On ne reconnaît pas Danny Boyle et ce n'est pas forcément un problème. On ne reconnaît pas Steve Jobs non plus, mieux interprété par Ashton Kutcher, ou disons qu'en plus de la ressemblance physique, Kutcher avait aussi travaillé la gestuelle.
Le biopic avec Ashton était classique, un peu terne, plat. Celui de Sorkin est original dans sa forme, plus travaillé, avec une vision. Pourtant les deux films me semblent passer à côté du sujet. Tout repose sur la personnalité de Steve Jobs qui fait figure de gourou. Apple, c'est une secte. Si on n'adhère pas, on dégage. Il y avait dans le Jobs précédent l'histoire de la police d'écriture, détail sur lequel coinçait Jobs quand il y avait pourtant plus urgent à résoudre. Dans celui-là c'est l'ordinateur oeuvre d'art.

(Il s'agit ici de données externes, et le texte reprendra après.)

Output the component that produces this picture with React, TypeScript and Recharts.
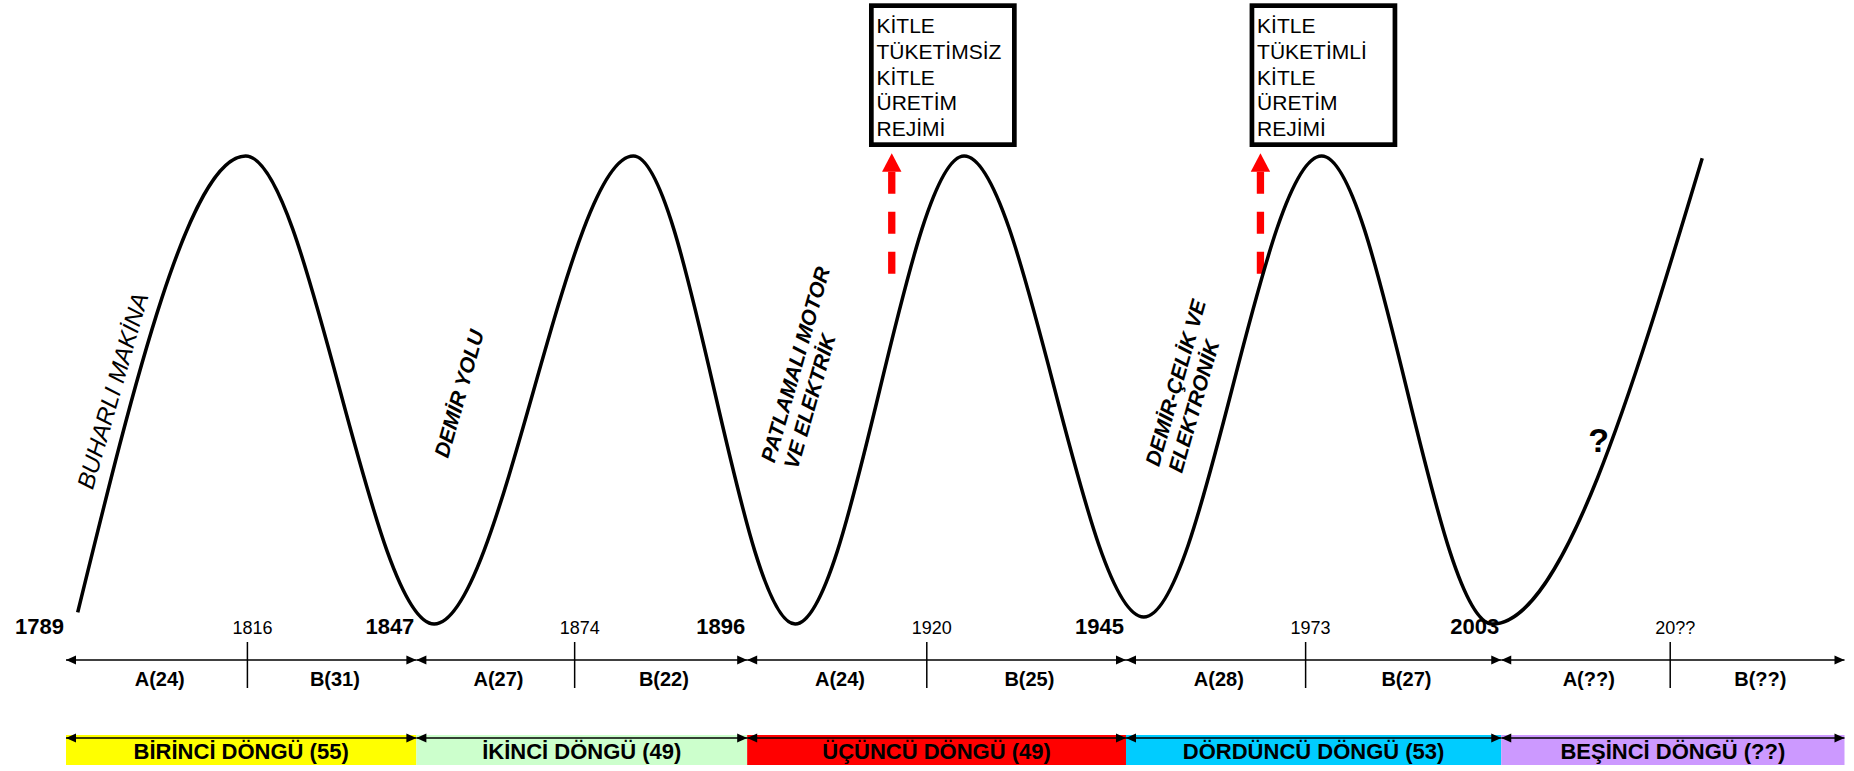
import React from 'react';
import {
  ComposedChart,
  Line,
  XAxis,
  YAxis,
  ReferenceLine,
  ReferenceArea,
  ReferenceDot,
} from 'recharts';

const FONT = '"Liberation Sans", Arial, Helvetica, sans-serif';

// ---------- DATA ----------
// t = position along the schematic timeline (one unit = one A or B phase), level = relative activity (0..100)
const waveT = [0.066, 1.01, 2.07, 3.19, 4.1, 5.05, 6.06, 7.06, 8.02, 9.2];
const waveLevel = [2.5, 100, 0, 100, 0, 100, 1.5, 100, 0, 99.5];

const cycleStartYears = ['1789', '1847', '1896', '1945', '2003'];
const cycleBoundT = [0, 1.97, 3.83, 5.96, 8.07, 10];
const peakYears = ['1816', '1874', '1920', '1973', '20??'];
const peakT = [1.02, 2.86, 4.84, 6.97, 9.02];
const phaseALabels = ['A(24)', 'A(27)', 'A(24)', 'A(28)', 'A(??)'];
const phaseBLabels = ['B(31)', 'B(22)', 'B(25)', 'B(27)', 'B(??)'];
const cycleNames = [
  'BİRİNCİ DÖNGÜ (55)',
  'İKİNCİ DÖNGÜ (49)',
  'ÜÇÜNCÜ DÖNGÜ (49)',
  'DÖRDÜNCÜ DÖNGÜ (53)',
  'BEŞİNCİ DÖNGÜ (??)',
];

const techLines = [
  ['BUHARLI MAKİNA'],
  ['DEMİR YOLU'],
  ['PATLAMALI MOTOR', 'VE ELEKTRİK'],
  ['DEMİR-ÇELİK VE', 'ELEKTRONİK'],
];
const techT = [0.15, 2.148, 3.984, 6.145];
const techLevel = [28.5, 35.3, 34.3, 33.5];
const techBold = [false, true, true, true];

const outlookMark = '?';
const outlookT = 8.617;
const outlookLevel = 39.3;

const regimeLines = [
  ['KİTLE', 'TÜKETİMSİZ', 'KİTLE', 'ÜRETİM', 'REJİMİ'],
  ['KİTLE', 'TÜKETİMLİ', 'KİTLE', 'ÜRETİM', 'REJİMİ'],
];
const regimeBoxT = [4.515, 6.655];
const regimeArrowT = [4.643, 6.716];

// ---------- STYLE ----------
const CYCLE_COLORS = ['#ffff00', '#ccffcc', '#ff0000', '#00ccff', '#cc99ff'];
const W = 1854;
const H = 771;
const MARGIN = { top: 156, right: 9.5, bottom: 147, left: 66 };

const waveData = waveT.map((t, i) => ({ t, level: waveLevel[i] }));

const headLeft = (x: number, y: number, len = 10, hw = 4.5) =>
  `${x},${y} ${x + len},${y - hw} ${x + len},${y + hw}`;
const headRight = (x: number, y: number, len = 10, hw = 4.5) =>
  `${x},${y} ${x - len},${y - hw} ${x - len},${y + hw}`;

export default function App() {
  return (
    <div style={{ width: W, height: H }}>
      <style>{'html,body{margin:0;padding:0;overflow:hidden;background:#fff}'}</style>
      <ComposedChart width={W} height={H} data={waveData} margin={MARGIN}>
        <XAxis type="number" dataKey="t" domain={[0, 10]} hide />
        <YAxis type="number" domain={[0, 100]} hide />

        {/* Cycle bands */}
        {cycleNames.map((name, i) => (
          <ReferenceArea
            key={'band' + i}
            x1={cycleBoundT[i]}
            x2={cycleBoundT[i + 1]}
            shape={(p: any) => {
              const bottom = p.y + p.height;
              const x0 = p.x;
              const x1 = p.x + p.width;
              const ly = bottom + 114;
              return (
                <g>
                  <rect x={x0} y={bottom + 111} width={p.width} height={30} fill={CYCLE_COLORS[i]} />
                  <line x1={x0} x2={x1} y1={ly} y2={ly} stroke="#000" strokeWidth={1.5} />
                  <polygon points={headLeft(x0, ly)} fill="#000" />
                  <polygon points={headRight(x1, ly)} fill="#000" />
                  <text
                    x={(x0 + x1) / 2}
                    y={bottom + 135}
                    textAnchor="middle"
                    fontFamily={FONT}
                    fontWeight={700}
                    fontSize={22}
                    fill="#000"
                  >
                    {name}
                  </text>
                </g>
              );
            }}
          />
        ))}

        {/* A phases */}
        {phaseALabels.map((lab, i) => (
          <ReferenceArea
            key={'pa' + i}
            x1={cycleBoundT[i]}
            x2={peakT[i]}
            shape={(p: any) => {
              const bottom = p.y + p.height;
              const ly = bottom + 36;
              return (
                <g>
                  <line x1={p.x} x2={p.x + p.width} y1={ly} y2={ly} stroke="#000" strokeWidth={1.5} />
                  <polygon points={headLeft(p.x, ly)} fill="#000" />
                  <text
                    x={p.x + p.width / 2 + 3}
                    y={bottom + 62}
                    textAnchor="middle"
                    fontFamily={FONT}
                    fontWeight={700}
                    fontSize={20}
                    fill="#000"
                  >
                    {lab}
                  </text>
                </g>
              );
            }}
          />
        ))}

        {/* B phases */}
        {phaseBLabels.map((lab, i) => (
          <ReferenceArea
            key={'pb' + i}
            x1={peakT[i]}
            x2={cycleBoundT[i + 1]}
            shape={(p: any) => {
              const bottom = p.y + p.height;
              const ly = bottom + 36;
              return (
                <g>
                  <line x1={p.x} x2={p.x + p.width} y1={ly} y2={ly} stroke="#000" strokeWidth={1.5} />
                  <polygon points={headRight(p.x + p.width, ly)} fill="#000" />
                  <text
                    x={p.x + p.width / 2 + 3}
                    y={bottom + 62}
                    textAnchor="middle"
                    fontFamily={FONT}
                    fontWeight={700}
                    fontSize={20}
                    fill="#000"
                  >
                    {lab}
                  </text>
                </g>
              );
            }}
          />
        ))}

        {/* Cycle start years */}
        {cycleStartYears.map((yr, i) => (
          <ReferenceLine
            key={'cy' + i}
            x={cycleBoundT[i]}
            shape={(p: any) => {
              const bottom = Math.max(p.y1, p.y2);
              return (
                <text
                  x={p.x1 - 2}
                  y={bottom + 10}
                  textAnchor="end"
                  fontFamily={FONT}
                  fontWeight={700}
                  fontSize={22}
                  fill="#000"
                >
                  {yr}
                </text>
              );
            }}
          />
        ))}

        {/* Peak years and ticks */}
        {peakYears.map((yr, i) => (
          <ReferenceLine
            key={'py' + i}
            x={peakT[i]}
            shape={(p: any) => {
              const bottom = Math.max(p.y1, p.y2);
              return (
                <g>
                  <line x1={p.x1} x2={p.x1} y1={bottom + 18} y2={bottom + 64} stroke="#000" strokeWidth={1.5} />
                  <text
                    x={p.x1 + 5}
                    y={bottom + 10}
                    textAnchor="middle"
                    fontFamily={FONT}
                    fontSize={18}
                    fill="#000"
                  >
                    {yr}
                  </text>
                </g>
              );
            }}
          />
        ))}

        {/* Regime boxes */}
        {regimeLines.map((lines, i) => (
          <ReferenceLine
            key={'rb' + i}
            x={regimeBoxT[i]}
            shape={(p: any) => {
              const top = Math.min(p.y1, p.y2);
              return (
                <g>
                  <rect
                    x={p.x1 + 2.35}
                    y={top - 150.35}
                    width={143}
                    height={139}
                    fill="#fff"
                    stroke="#000"
                    strokeWidth={4.7}
                  />
                  <text fontFamily={FONT} fontSize={21} fill="#000">
                    {lines.map((l, j) => (
                      <tspan key={j} x={p.x1 + 7.5} y={top - 122.7 + j * 25.6}>
                        {l}
                      </tspan>
                    ))}
                  </text>
                </g>
              );
            }}
          />
        ))}

        {/* Red dashed arrows */}
        {regimeArrowT.map((t, i) => (
          <ReferenceLine
            key={'ra' + i}
            x={t}
            shape={(p: any) => {
              const top = Math.min(p.y1, p.y2);
              const x = p.x1;
              return (
                <g>
                  <polygon
                    points={`${x},${top - 2.7} ${x - 9.7},${top + 15.7} ${x + 9.7},${top + 15.7}`}
                    fill="#ff0000"
                  />
                  <line
                    x1={x}
                    x2={x}
                    y1={top + 15.7}
                    y2={top + 120}
                    stroke="#ff0000"
                    strokeWidth={7.3}
                    strokeDasharray="22 18"
                  />
                </g>
              );
            }}
          />
        ))}

        {/* Technology labels */}
        {techLines.map((lines, i) => (
          <ReferenceDot
            key={'tl' + i}
            x={techT[i]}
            y={techLevel[i]}
            r={0}
            shape={(p: any) => (
              <g transform={`translate(${p.cx},${p.cy}) rotate(-74)`}>
                <text
                  x={0}
                  y={0}
                  fontFamily={FONT}
                  fontStyle="italic"
                  fontWeight={techBold[i] ? 700 : 400}
                  fontSize={techBold[i] ? 21 : 24}
                  fill="#000"
                >
                  {lines.map((l, j) => (
                    <tspan key={j} x={0} dy={j === 0 ? 0 : 24}>
                      {l}
                    </tspan>
                  ))}
                </text>
              </g>
            )}
          />
        ))}

        <ReferenceDot
          x={outlookT}
          y={outlookLevel}
          r={0}
          shape={(p: any) => (
            <text
              x={p.cx}
              y={p.cy + 12}
              textAnchor="middle"
              fontFamily={FONT}
              fontWeight={700}
              fontSize={34}
              fill="#000"
            >
              {outlookMark}
            </text>
          )}
        />

        <Line
          type="monotone"
          dataKey="level"
          stroke="#000"
          strokeWidth={3.5}
          dot={false}
          activeDot={false}
          isAnimationActive={false}
        />
      </ComposedChart>
    </div>
  );
}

Locomotive à oeillères, Jobs fonce tout droit, défonce tout sur son passage. On le sent dans les deux films, ça ne peut pas être ignoré. Mais les deux réalisateurs sont passés à côté de ce qui est selon moi le moteur principal, le thème central ; un gourou et sa secte. Jusque dans le domaine commercial, puisque chaque année c'est la folie quand sort tel nouveau produit.
Il y a aussi Star Wars dans ce cas-là, et Nintendo, mais dans le cas d'Apple ce qui est intéressant, c'est que ce n'est pas seulement le produit qui provoque cette effervescence, il y a la personnalité de Jobs derrière, ce gars qui semble n'avoir que des connaissances superficielles dans son domaine mais se pose en leader incontestable.
Pourtant le film de Boyle reste très intéressant, construit autour de trois lancements de produits, que beaucoup ont réduit à deux échecs plus un succès, alors que la structure est plus nuancée car derrière les deux échecs il y a évidemment des mésententes politiques et marketings qui ont joué sur les produits, ou encore des visions à plus longs termes avec échec calculé et même désiré.
Par son égo démesuré, ses visions bornées mais pénétrantes, Jobs reste une figure fascinante.